>> BEGIN INFORMATION SUPPLIED

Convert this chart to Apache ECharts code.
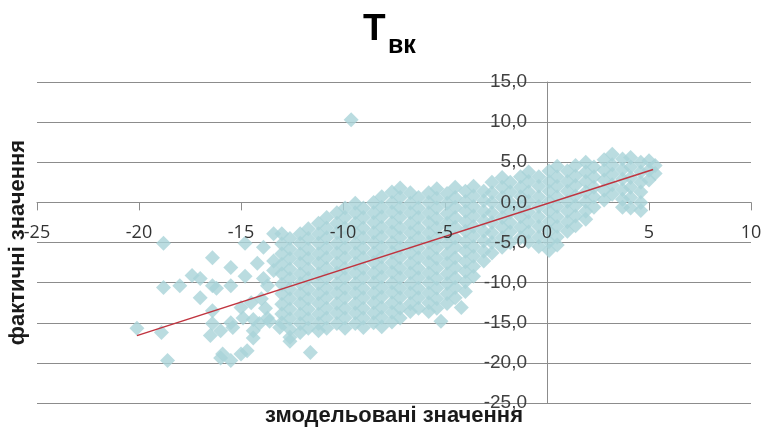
<!DOCTYPE html>
<html>
<head>
<meta charset="utf-8">
<script src="https://cdn.jsdelivr.net/npm/echarts@6/dist/echarts.min.js"></script>
<style>
  html, body { margin: 0; background: #fff; }
  #chart { width: 764px; height: 431px; }
</style>
</head>
<body>
<div id="chart"></div>
<script>
// axis ranges (ticks every 5)
const xLimits = [-25, 10];
const yLimits = [-25, 15];
const tickStep = 5;

// linear trend line, ends
const trendX = [-20.1, 5.2];
const trendY = [-16.6, 4.1];

// [modelled, actual]
const points = [
  // sparse left part
  [-20.1,-15.7],[-18.9,-16.2],[-18.6,-19.7],[-18.8,-5.1],[-18.8,-10.6],[-18.0,-10.4],[-17.4,-9.1],[-17.0,-9.5],
  [-17.0,-11.9],[-16.4,-6.9],[-16.4,-10.4],[-16.2,-10.7],[-15.5,-8.1],[-15.5,-10.4],[-14.8,-9.2],[-14.8,-5.1],
  [-13.7,-10.4],[-16.4,-13.5],[-16.4,-15.1],[-16.5,-16.6],[-16.0,-16.0],[-15.4,-15.6],[-15.5,-15.0],[-16.0,-19.4],
  [-15.9,-18.9],[-15.5,-19.7],[-15.0,-18.9],[-14.7,-18.5],[-15.0,-13.1],[-14.5,-12.5],[-14.9,-14.4],[-14.4,-14.6],
  [-14.4,-16.0],[-14.4,-16.9],[-14.1,-15.1],[-13.7,-14.4],[-13.6,-14.8],[-13.1,-15.6],[-13.8,-13.2],[-14.0,-12.0],
  [-12.6,-17.3],[-11.6,-18.7],[-13.4,-3.9],[-13.9,-5.6],[-13.4,-7.3],[-13.4,-8.5],[-14.2,-7.6],[-13.9,-9.5],
  [-9.6,10.3],
  // main cloud
  [-13.0,-3.9],[-13.0,-5.2],[-13.0,-6.4],[-13.0,-7.7],[-13.0,-8.9],[-13.0,-10.2],[-13.0,-11.4],[-13.0,-12.7],[-13.0,-13.9],[-13.0,-15.0],
  [-12.6,-4.5],[-12.6,-5.8],[-12.6,-7.0],[-12.6,-8.3],[-12.6,-9.5],[-12.6,-10.8],[-12.6,-12.0],[-12.6,-13.3],[-12.6,-14.5],[-12.6,-15.8],[-12.6,-16.8],
  [-12.1,-3.9],[-12.1,-5.1],[-12.1,-6.4],[-12.1,-7.6],[-12.1,-8.9],[-12.1,-10.1],[-12.1,-11.4],[-12.1,-12.6],[-12.1,-13.9],[-12.1,-15.1],[-12.1,-16.2],
  [-11.7,-3.3],[-11.7,-4.5],[-11.7,-5.8],[-11.7,-7.0],[-11.7,-8.3],[-11.7,-9.5],[-11.7,-10.8],[-11.7,-12.0],[-11.7,-13.3],[-11.7,-14.5],[-11.7,-15.7],
  [-11.2,-2.6],[-11.2,-3.9],[-11.2,-5.1],[-11.2,-6.4],[-11.2,-7.6],[-11.2,-8.9],[-11.2,-10.1],[-11.2,-11.4],[-11.2,-12.6],[-11.2,-13.9],[-11.2,-15.1],[-11.2,-16.0],
  [-10.8,-1.9],[-10.8,-3.2],[-10.8,-4.4],[-10.8,-5.7],[-10.8,-6.9],[-10.8,-8.2],[-10.8,-9.4],[-10.8,-10.7],[-10.8,-11.9],[-10.8,-13.2],[-10.8,-14.4],[-10.8,-15.7],
  [-10.3,-1.3],[-10.3,-2.6],[-10.3,-3.8],[-10.3,-5.1],[-10.3,-6.3],[-10.3,-7.6],[-10.3,-8.8],[-10.3,-10.1],[-10.3,-11.3],[-10.3,-12.6],[-10.3,-13.8],[-10.3,-15.1],
  [-9.9,-0.7],[-9.9,-1.9],[-9.9,-3.2],[-9.9,-4.4],[-9.9,-5.7],[-9.9,-6.9],[-9.9,-8.2],[-9.9,-9.4],[-9.9,-10.7],[-9.9,-11.9],[-9.9,-13.2],[-9.9,-14.4],[-9.9,-15.7],
  [-9.4,-0.1],[-9.4,-1.3],[-9.4,-2.6],[-9.4,-3.8],[-9.4,-5.1],[-9.4,-6.3],[-9.4,-7.6],[-9.4,-8.8],[-9.4,-10.1],[-9.4,-11.3],[-9.4,-12.6],[-9.4,-13.8],[-9.4,-15.1],
  [-9.0,-0.7],[-9.0,-1.9],[-9.0,-3.2],[-9.0,-4.4],[-9.0,-5.7],[-9.0,-6.9],[-9.0,-8.2],[-9.0,-9.4],[-9.0,-10.7],[-9.0,-11.9],[-9.0,-13.2],[-9.0,-14.4],[-9.0,-15.6],
  [-8.5,0.0],[-8.5,-1.3],[-8.5,-2.5],[-8.5,-3.8],[-8.5,-5.0],[-8.5,-6.3],[-8.5,-7.5],[-8.5,-8.8],[-8.5,-10.0],[-8.5,-11.3],[-8.5,-12.5],[-8.5,-13.8],[-8.5,-15.0],
  [-8.1,0.7],[-8.1,-0.6],[-8.1,-1.8],[-8.1,-3.1],[-8.1,-4.3],[-8.1,-5.6],[-8.1,-6.8],[-8.1,-8.1],[-8.1,-9.3],[-8.1,-10.6],[-8.1,-11.8],[-8.1,-13.1],[-8.1,-14.3],[-8.1,-15.5],
  [-7.6,1.3],[-7.6,0.0],[-7.6,-1.2],[-7.6,-2.5],[-7.6,-3.7],[-7.6,-5.0],[-7.6,-6.2],[-7.6,-7.5],[-7.6,-8.7],[-7.6,-10.0],[-7.6,-11.2],[-7.6,-12.5],[-7.6,-13.7],[-7.6,-14.9],
  [-7.2,1.8],[-7.2,0.6],[-7.2,-0.7],[-7.2,-1.9],[-7.2,-3.2],[-7.2,-4.4],[-7.2,-5.7],[-7.2,-6.9],[-7.2,-8.2],[-7.2,-9.4],[-7.2,-10.7],[-7.2,-11.9],[-7.2,-13.2],[-7.2,-14.4],
  [-6.7,1.2],[-6.7,-0.1],[-6.7,-1.3],[-6.7,-2.6],[-6.7,-3.8],[-6.7,-5.1],[-6.7,-6.3],[-6.7,-7.6],[-6.7,-8.8],[-6.7,-10.1],[-6.7,-11.3],[-6.7,-12.6],[-6.7,-13.6],
  [-6.3,0.6],[-6.3,-0.7],[-6.3,-1.9],[-6.3,-3.2],[-6.3,-4.4],[-6.3,-5.7],[-6.3,-6.9],[-6.3,-8.2],[-6.3,-9.4],[-6.3,-10.7],[-6.3,-11.9],[-6.3,-13.2],
  [-5.8,1.2],[-5.8,0.0],[-5.8,-1.3],[-5.8,-2.5],[-5.8,-3.8],[-5.8,-5.0],[-5.8,-6.3],[-5.8,-7.5],[-5.8,-8.8],[-5.8,-10.0],[-5.8,-11.3],[-5.8,-12.5],[-5.8,-13.6],
  [-5.4,1.7],[-5.4,0.5],[-5.4,-0.7],[-5.4,-2.0],[-5.4,-3.2],[-5.4,-4.5],[-5.4,-5.7],[-5.4,-7.0],[-5.4,-8.2],[-5.4,-9.5],[-5.4,-10.7],[-5.4,-12.0],[-5.4,-13.2],[-5.2,-14.8],
  [-4.9,1.1],[-4.9,-0.1],[-4.9,-1.4],[-4.9,-2.6],[-4.9,-3.9],[-4.9,-5.1],[-4.9,-6.4],[-4.9,-7.6],[-4.9,-8.9],[-4.9,-10.1],[-4.9,-11.4],[-4.9,-12.6],
  [-4.5,1.9],[-4.5,0.6],[-4.5,-0.6],[-4.5,-1.9],[-4.5,-3.1],[-4.5,-4.4],[-4.5,-5.6],[-4.5,-6.9],[-4.5,-8.1],[-4.5,-9.4],[-4.5,-10.6],[-4.5,-11.9],[-4.2,-13.1],
  [-4.0,1.4],[-4.0,0.1],[-4.0,-1.1],[-4.0,-2.4],[-4.0,-3.6],[-4.0,-4.9],[-4.0,-6.1],[-4.0,-7.4],[-4.0,-8.6],[-4.0,-9.9],[-4.0,-11.1],
  [-3.6,2.0],[-3.6,0.8],[-3.6,-0.5],[-3.6,-1.7],[-3.6,-3.0],[-3.6,-4.2],[-3.6,-5.5],[-3.6,-6.7],[-3.6,-8.0],[-3.6,-9.2],
  [-3.1,1.4],[-3.1,0.2],[-3.1,-1.1],[-3.1,-2.3],[-3.1,-3.6],[-3.1,-4.8],[-3.1,-6.1],[-3.1,-7.3],
  [-2.7,2.5],[-2.7,1.2],[-2.7,0.0],[-2.7,-1.3],[-2.7,-2.5],[-2.7,-3.8],[-2.7,-5.0],[-2.7,-6.3],
  [-2.2,3.1],[-2.2,1.9],[-2.2,0.6],[-2.2,-0.6],[-2.2,-1.9],[-2.2,-3.1],[-2.2,-4.4],[-2.2,-5.6],
  [-1.8,2.5],[-1.8,1.3],[-1.8,0.0],[-1.8,-1.2],[-1.8,-2.5],[-1.8,-3.7],[-1.8,-5.0],
  [-1.3,3.2],[-1.3,1.9],[-1.3,0.7],[-1.3,-0.6],[-1.3,-1.8],[-1.3,-3.1],[-1.3,-4.4],
  [-0.9,3.8],[-0.9,2.6],[-0.9,1.3],[-0.9,0.1],[-0.9,-1.2],[-0.9,-2.4],[-0.9,-3.7],[-0.9,-4.9],
  [-0.4,3.2],[-0.4,2.0],[-0.4,0.7],[-0.4,-0.5],[-0.4,-1.8],[-0.4,-3.0],[-0.4,-4.3],[-0.4,-5.5],
  [0.1,3.9],[0.1,2.6],[0.1,1.4],[0.1,0.1],[0.1,-1.1],[0.1,-2.4],[0.1,-3.6],[0.1,-4.9],[0.1,-6.0],
  [0.5,4.5],[0.5,3.2],[0.5,2.0],[0.5,0.7],[0.5,-0.5],[0.5,-1.8],[0.5,-3.0],[0.5,-4.3],[0.5,-5.3],
  [1.0,3.9],[1.0,2.6],[1.0,1.4],[1.0,0.1],[1.0,-1.1],[1.0,-2.4],[1.0,-3.6],
  [1.4,4.6],[1.4,3.3],[1.4,2.1],[1.4,0.8],[1.4,-0.4],[1.4,-1.7],[1.4,-2.9],
  [1.9,5.0],[1.9,3.8],[1.9,2.6],[1.9,1.3],[1.9,0.1],[1.9,-1.1],[1.9,-2.1],
  [2.3,4.4],[2.3,3.2],[2.3,1.9],[2.3,0.7],[2.3,-0.6],
  [2.8,5.3],[2.8,4.0],[2.8,2.8],[2.8,1.5],[2.8,0.3],
  [3.2,6.0],[3.2,4.7],[3.2,3.5],[3.2,2.2],[3.2,1.0],
  [3.7,5.4],[3.7,4.1],[3.7,2.9],[3.7,1.6],[3.7,0.4],[3.7,-0.6],
  [4.1,5.6],[4.1,4.4],[4.1,3.1],[4.1,1.9],[4.1,0.6],[4.1,-0.7],
  [4.6,5.0],[4.6,3.8],[4.6,2.5],[4.6,1.3],[4.6,0.0],[4.6,-1.0],
  [5.0,5.2],[5.0,4.0],[5.0,2.8],
  [5.3,4.6],[5.3,3.6]
];

const lineGray = '#8c8c8c';
const fmtY = v => v.toFixed(1).replace('.', ',');
const chart = echarts.init(document.getElementById('chart'));

// plot box in pixels
const box = { left: 37, right: 13, top: 82, bottom: 28, width: 764 - 37 - 13, height: 431 - 82 - 28 };
// pixel position of the zero lines (axes cross there, like in Excel)
const zeroY = box.top + box.height * yLimits[1] / (yLimits[1] - yLimits[0]);
const zeroX = box.left + box.width * (0 - xLimits[0]) / (xLimits[1] - xLimits[0]);

const axis = (lim, extra) => Object.assign({
  type: 'value', min: lim[0], max: lim[1], interval: tickStep,
  axisLine: { show: false, onZero: false },
  axisTick: { show: false },
  axisLabel: { show: false },
  splitLine: { show: false }
}, extra);
const hidden = lim => axis(lim, { show: false });

const option = {
  animation: false,
  title: [
    {
      text: 'Т', left: 358, top: 6,
      textStyle: { fontFamily: 'Liberation Sans', fontWeight: 'bold', fontSize: 37, color: '#000' }
    },
    {
      text: 'вк', left: 383, top: 29,
      textStyle: { fontFamily: 'Liberation Sans', fontWeight: 'bold', fontSize: 25, color: '#000' }
    }
  ],
  grid: [
    // plot area
    { left: box.left, right: box.right, top: box.top, bottom: box.bottom, outerBoundsMode: 'none' },
    // x axis sits on y = 0
    { left: box.left, right: box.right, top: box.top, bottom: 431 - zeroY, outerBoundsMode: 'none' },
    // y axis sits on x = 0
    { left: zeroX, right: box.right, top: box.top, bottom: box.bottom, outerBoundsMode: 'none' }
  ],
  xAxis: [
    hidden(xLimits),
    // x axis line + ticks, under the points
    axis(xLimits, {
      gridIndex: 1, position: 'bottom', z: 0,
      axisLine: { show: true, onZero: false, lineStyle: { color: lineGray, width: 1 } },
      axisTick: { show: true, length: 8, lineStyle: { color: lineGray } }
    }),
    // x labels + name, over the points
    axis(xLimits, {
      gridIndex: 1, position: 'bottom', z: 5,
      axisLabel: {
        show: true, margin: 21, fontFamily: 'Open Sans', fontSize: 18, color: '#333',
        showMinLabel: true, showMaxLabel: true
      },
      name: 'змодельовані значення',
      nameLocation: 'middle',
      nameGap: 203,
      nameTextStyle: { fontFamily: 'Liberation Sans', fontWeight: 'bold', fontSize: 22, color: '#1a1a1a' }
    }),
    Object.assign(hidden(xLimits), { gridIndex: 2 })
  ],
  yAxis: [
    // horizontal grid lines, under the points
    axis(yLimits, {
      gridIndex: 0, z: 0,
      splitLine: { show: true, lineStyle: { color: lineGray, width: 1 } }
    }),
    Object.assign(hidden(yLimits), { gridIndex: 1 }),
    // y axis line, under the points
    axis(yLimits, {
      gridIndex: 2, position: 'left', z: 0,
      axisLine: { show: true, onZero: false, lineStyle: { color: lineGray, width: 1 } }
    }),
    // y labels + name, over the points
    axis(yLimits, {
      gridIndex: 2, position: 'left', z: 5,
      axisLabel: {
        show: true, margin: 20, fontFamily: 'Liberation Sans', fontSize: 19, color: '#404040',
        formatter: fmtY, showMinLabel: true, showMaxLabel: true
      },
      name: 'фактичні значення',
      nameLocation: 'middle',
      nameGap: 518,
      nameTextStyle: { fontFamily: 'Liberation Sans', fontWeight: 'bold', fontSize: 22, color: '#1a1a1a' }
    })
  ],
  series: [
    {
      type: 'scatter',
      xAxisIndex: 0,
      yAxisIndex: 0,
      data: points,
      symbol: 'diamond',
      symbolSize: 15,
      itemStyle: { color: '#a9d3d8' },
      emphasis: { disabled: true },
      z: 2
    },
    {
      type: 'line',
      xAxisIndex: 0,
      yAxisIndex: 0,
      data: trendX.map((x, i) => [x, trendY[i]]),
      symbol: 'none',
      lineStyle: { color: '#c0343f', width: 1.5 },
      emphasis: { disabled: true },
      z: 3
    }
  ]
};

chart.setOption(option);
window.addEventListener('resize', () => chart.resize());
</script>
</body>
</html>
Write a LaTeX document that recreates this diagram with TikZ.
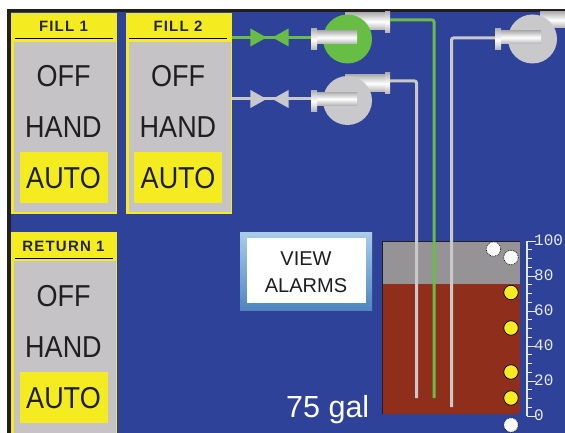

>> END INFORMATION SUPPLIED

EXERCISE PROMPT
Read through the entries and copy every line that includes "document".

ANSWER TO THIS EXERCISE
const chart = echarts.init(document.getElementById('chart'));
Write a LaTeX document that recreates this diagram with TikZ.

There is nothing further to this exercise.